26 de junho de 2018

Nasci condenada a ser uma extensão da minha mãe, um local onde se podiam verificar as consequências dos seus erros, da sua irreverência. 
O jardim inglês da minha avó está extremamente ordenado, para cada planta, a inscrição do seu nome em latim. De canteiro em canteiro, caminhos fabricados pela sua mão protestante. A alta posição dos meus avós no hospital, serve sobretudo para viajar, quase sempre de carro e para os aposentos mais económicos. A minha mãe, mais velha, procurou desde cedo emancipar-se da tutela despota da minha avó caindo num caminho solitário de criticas e apontares de dedo. Verificou-se em nós, os filhos dela, qualquer Falta que o desleixo dela trouxe.

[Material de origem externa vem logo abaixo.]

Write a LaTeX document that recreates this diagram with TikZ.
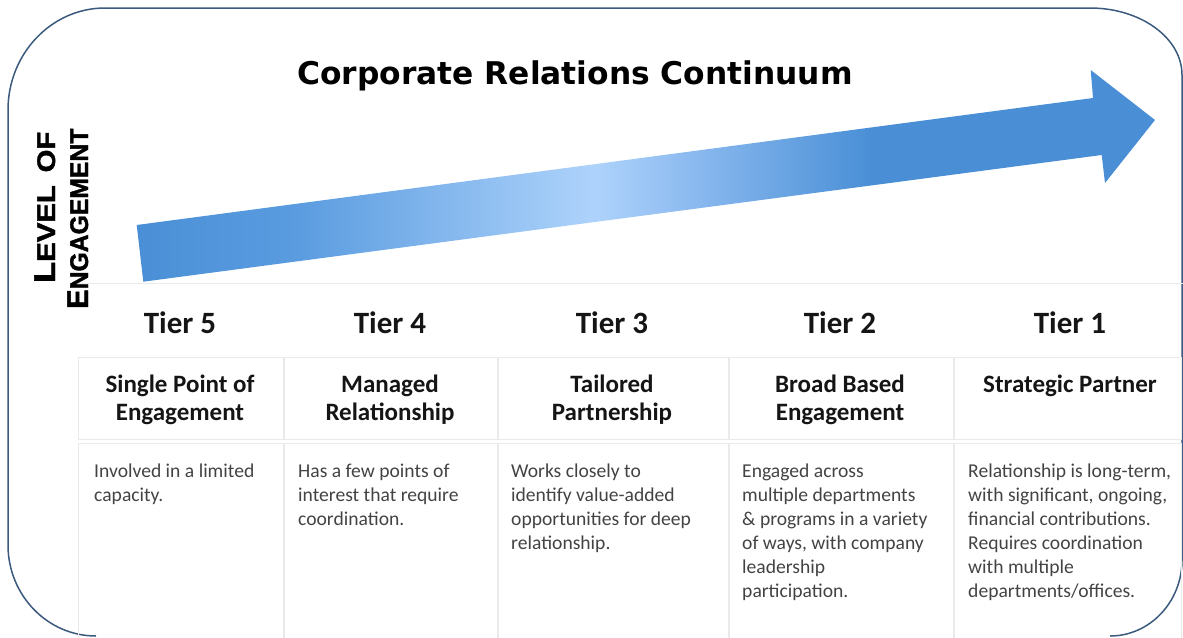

O esforço de não impor a sua vontade, trouxe exactamente o oposto, trouxe uma certa negligência que se terá verificado com mais força em mim. O primeiro filho era o primeiro, não tinha com quem brincar, a minha mãe ainda lá mantinha o seu casamento alegremente e o levava a passear. E depois vim eu ao mesmo tempo que o meu primo, e tivemo-nos um ao outro para nos entretermos. Fiquei entregue ao meu irmão, à mãe do meu primo, às minhas empregadas. E depois, com alguma violência, tudo se terá desmoronado e eu ficara sozinha numa casa grande e isolada. O meu irmão a léguas daquele inferno. Ele sempre fora perito em fugas. 
Quando tinha nove anos lembro-me da minha tia afirmar piamente: "A Leonor de certeza que vai fumar". Lembro-me de ter pensado que "claro que não", ter-me sentido indignada. Da minha avó me ter fechado na cozinha uns anos mais tarde e me ter dito que o meu pai tinha problemas com o álcool, e que eu não podia beber porque teria muita tendência ao alcoolismo. Anos mais tarde verificava-se, eu era aquela merda que achavam que eu seria, eu bebia e eu fumava, pior, eu estava-me a destruir, eu era alcoólica. O que interessava que o meu primo fizesse o mesmo? Eu era a prova para verificar que a minha mãe estava errada, e a minha avó certa. Afinal olhem para mim, quase 23 anos e onde estou eu? Não tirei um curso e bebo várias noites por semana. 
Herdei alguma Falta e tenho dificuldade em assumir a minha força. No fundo tenho, como ela, seguido um caminho solitário de criticas e apontares de dedo. Na família feliz que somos, é o que fazemos melhor. O que sou, o meu código ético, os meus valores, os meus talentos, que importa..
"Agarra-te ao dinheiro Leonor" - Sim avó, com as duas mãos avó! O dinheiro sempre me salvou, a mim e a vocês dos fardos mais pesados e da doença que corre inevitavelmente.
Seja eu a irreverente, mas que o seja pela compreensão e pelo desvendar do que nos aconteceu, a todos, sem termos tido escolha. Seja eu a irreverente que diz que não vai por ai.